DeFi Flash Loans the New CDOs, Meta's $10B bet on the Metaverse, Elon Musk Buys Twitter
Flash Loans is the new Gold Rush, Meta's first Retail Store, Elon pays $40B to buy Twitter

By Terrence Hooi
Chief Investment Strategist
The below is the opinion of the author. This should not be considered as investment advice. Investing involves the risk of loss and returns are not guaranteed.
"The first step is to establish that something is possible; then probability will occur." —Elon Musk
Here are your three stories today:
1) Elon Musk buys Twitter with $40B
Musk plans to buy Twitter with a mix of cash and debt with $13 B from a group of banks, $12B in loans with Tesla stock as a collateral and $21B in cash.
Musk plans to pay $54.20 per share of Twitter, valuing the company at ~$44 billion.
Transaction expected to close this year with Twitter’s board unanimously approved the transaction
Among other things to reshape Twitter including removing spam bots, adding an Edit button and adhering to freedom of speech principles.
Musk said in a statement he looks forward to “defeating the spam bots, and authenticating all humans,” among other plans for the social network.
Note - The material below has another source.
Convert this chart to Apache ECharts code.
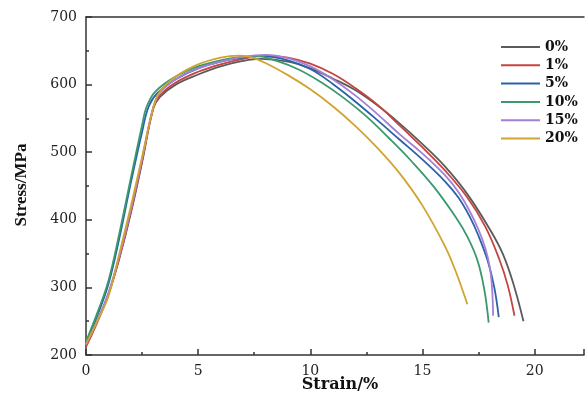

Singular’s Take: Although we wrote about Elon Musk’s possibility of taking over Twitter’s board earlier this month, Musk declined to join Twitter’s board. However, we believe Musk buying Twitter could solve the current social media platforms policies in the near future.
2.) DeFi Staking Is On The Rise
If you can recall how The Global Financial Crisis in 2008-09 and also movies like The Big Short has taught us lessons things can go terribly wrong when leverage builds in multiple layers of wrapped financial products like collateralized-debt obligations and CDOs squared. Now with the power of DeFi, individuals seems to be creating their own CDOs at their fingertips, creative users are seeking ways to maximize their exposure to staked ether earning up to 35-50% APY.
The amount of Staking measured by Total Value Locked or TVL has increased by 11x to $207Bn since 2021 according to DeFiLlama. With DeFi, anyone can lend, borrow, send, or trade blockchain-based assets using easily downloadable wallets without having to use a bank or broker.
Now, we are seeing that happening in the DeFi World where Ethereum is being borrowed so they can run their own validator node or stake through a service provider such as Coinbase, Kraken, or Lido.
As Ethereum transitions to Proof-of-Stake (POS) Deposits Into Ethereum’s New Proof-of-Stake Network Are Accelerating as The Merge Date Nears.
Aave, one of the largest DeFi Lending platforms is seeing deposits account for roughly 25% of total stETH supply.
Ether holders wishing to participate can either run their own validator node or stake through a service provider such as Coinbase, Kraken, or Lido with their borrowed stETH.
Users have levered their exposure to the max on other platforms like Lido’s liquid staked so earn 3x the native-staking Annualized Percentage Yield (APY). Think about Spending just $1 and getting a loan of $3 while earning 35-50% APY.

Singular’s Take: We are seeing an inflection point where staking in DeFi and Web3 leverage seems to be building rapidly that could pose a systemic risk to crypto. Platforms like Lido or Aave have to be aware of the importance of its role in the staking ecosystem allowing anyone to create their own version of CDOs in this DeFi gold rush. DeFi lending platforms will need to intensify efforts to manage, monitor, and control risk, for example, by placing limits on borrowing power.
The good part with public blockchains will be transparency where everything can be tracked on-chain giving the investors the ability to assess risks, and mitigate over-exposure unlike the traditional finance world.
Singular’s Action: Knowledge is power ! Learn how DeFi Flash Loans work and ride this little-known trick that makes 5x more Money than Bitcoin. Submit your questions here before our upcoming Webinar.
3) Meta Announces First Burlingame Retail Store
This week, Mark Zuckerberg announce its first retail store located in Burlingame near Meta’ Reality Labs HQ as he said in a statement: “The best way to understand virtual reality is to experience it.”
“Meta Store” the first retail store to provide “hands-on experience” on products such as Portal devices, Ray-Ban Stories, and the Quest VR Headset.
Meta’s move to provide Metaverse hardware is a move we believe enhances the experience for users on top of Meta’s online shopping store.
Singular’s Take: Meta spent $10B in 2021 more than 5x the amount they invested in Oculus 3 years ago and Mark Zuckerberg seems to be going all in on the Metaverse since last year. The move to collaborate with DTC brands like RayBan and Quest could help Meta have a first over advantage in VR goggles, AR smart glasses and upcoming yet-to-be released products.